Re: Criticisms and choices (was Re: Is Matrix a good choice?)

2022-03-17 Thread Dr. Trigon
This is an intressting read, thanks for your thoughts.

You are right that some patterns on how we think and what we value should be 
reflected and questioned.

I am a tech guy and thus I also tend very much to think in 2 categories only; 
working ("good") and not working ("bad") solutions. And from point of 
efficiency; why try to find another solution to a problem that has been solved 
already. But this tech or analytical kind of thinking is to simple to cope with 
full complexity of life (..., the universe and everything).

Greetings

Am 16. März 2022 16:33:05 MEZ schrieb Paul Boddie :
>On Wednesday, 16 March 2022 12:37:26 CET Max Mehl wrote:
>> 
>> On a personal and general note, I sometimes wonder about the energy some
>> people put into badmouthing certain projects in lengthy posts because of
>> personal taste or disliking a person behind the project.
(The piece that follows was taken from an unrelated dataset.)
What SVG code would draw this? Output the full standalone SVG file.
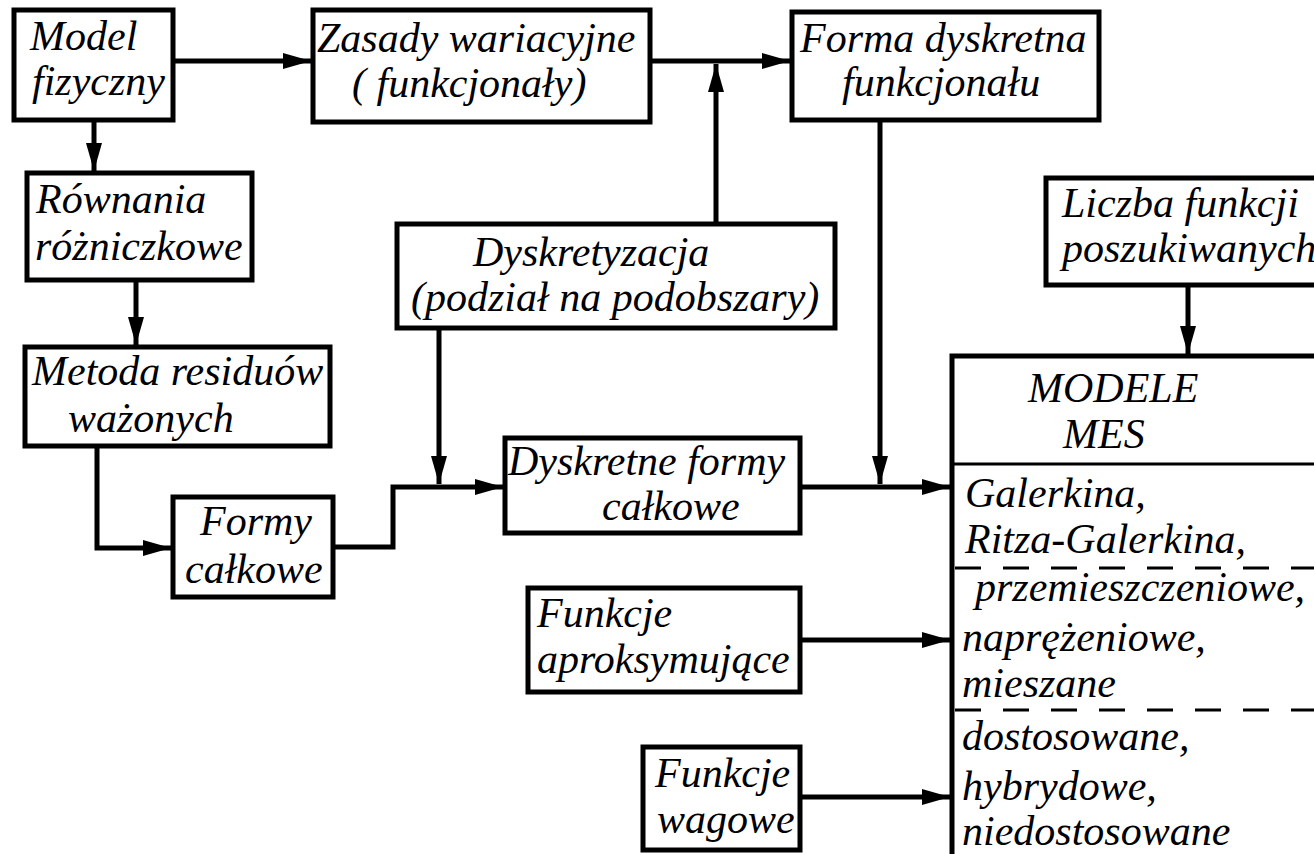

This did not
>> happen in this thread or by the initial poster, but I recently see it a
>> lot with Matrix or of course also systemd.
>
>There's a pervasive attitude in Free Software thanks to the influence of 
>broader commercial and social culture, particularly American-style capitalism, 
>where there apparently has to be a winner and, therefore, losers. So, a lot of 
>energy is spent pursuing the zero-sum game of hustling for one's chosen winner 
>and/or denigrating the competition. Ever heard anyone tell you that you should 
>"stop needlessly competing with us and join our project instead"? That gets 
>said quite a bit in Free Software, certainly in the Python community.
>
>The zero-sum game thing showed itself when people started to consider 
>alternatives to Facebook: pretty quickly, there was a lot of hype for Dispora 
>with the usual media focus on the personalities involved, plus a lot of 
>product focus rather than a focus on standards and interoperability. 
>Personally, I don't pay a lot of attention to this form of communication, but 
>I understand that things have since settled down. I guess everyone realised 
>that the opportunity to be the one wearing the crown and ruling the kingdom 
>wasn't really there.
>
>Our wider societies are largely consumerist and focused on "brand name" 
>solutions to everything, and it is arguably easier to deliver such messaging 
>than it is to communicate a more complicated and nuanced picture. 
>Counterintuitively, it seems that although competition and choice are 
>supposedly valued, the last thing that people seem to want is to be confronted 
>the existence of competition and the need to actually make a choice.
>
>Then again, this is understandable: things like privatisation have effectively 
>conjured up pretend markets that compel everyone to choose something that 
>should just be provided uniformly and in a reasonable way, and choice in such 
>a context is less about preferences and more about avoiding being exploited 
>and overcharged by middlemen. The UK energy supplier "market" has recently 
>been learning about this the hard way, although such "financialisation" has 
>been underway for years in various countries.
>
>> Is that helping Free Software? I don't think so. Sure, we should have a
>> close look at software solutions, criticise them based on facts if we
>> see defects or bad developments, but let us also try to fix these
>> issues. If they are unsolvable, one should at least try to make the
>> competing software solution (in this case XMPP, but also sysinit etc)
>> better than the one one is criticising; there have to be valid reasons
>> why users and projects switched to the newer software apart from "hype".
>> With this, we could achieve much more for the benefit of user freedoms
>> as a community.
>
>I agree that people should absolutely invest in alternatives to the latest 
>trends and fashions. One damaging element of our societies has been the 
>running down of their resilience by people deciding that any form of 
>duplication of effort is "inefficient" and therefore unnecessary. As noted 
>above, however, there is considerable resistance to pursuing such parallel 
>initiatives. It even becomes internalised and considered as common sense or 
>some kind of natural order: for example, why bother doing this or that when 
>"you can just put Linux on it"?
>
>Here the case of systemd is actually illustrative, too, often being presented 
>as a controversy based on technological ideology: one side wants to further a 
>particular technological agenda; the other apparently rejects that agenda and 
>appeals to earlier ideological principles. Soon enough, the discussion gets 
>heated and personal, which is, of course, unwelcome and regrettable. But 
>nobody really addresses the social and commercial dynamics that underpin the 
>real nature of the conflict.
>
>As with other technologies, like the Free Software desktop environments, by 
>the time end-users get to use the software, a bunch of other people have 
>decided precisely how the experience is going to be. And increasingly, if 
>those 

Criticisms and choices (was Re: Is Matrix a good choice?)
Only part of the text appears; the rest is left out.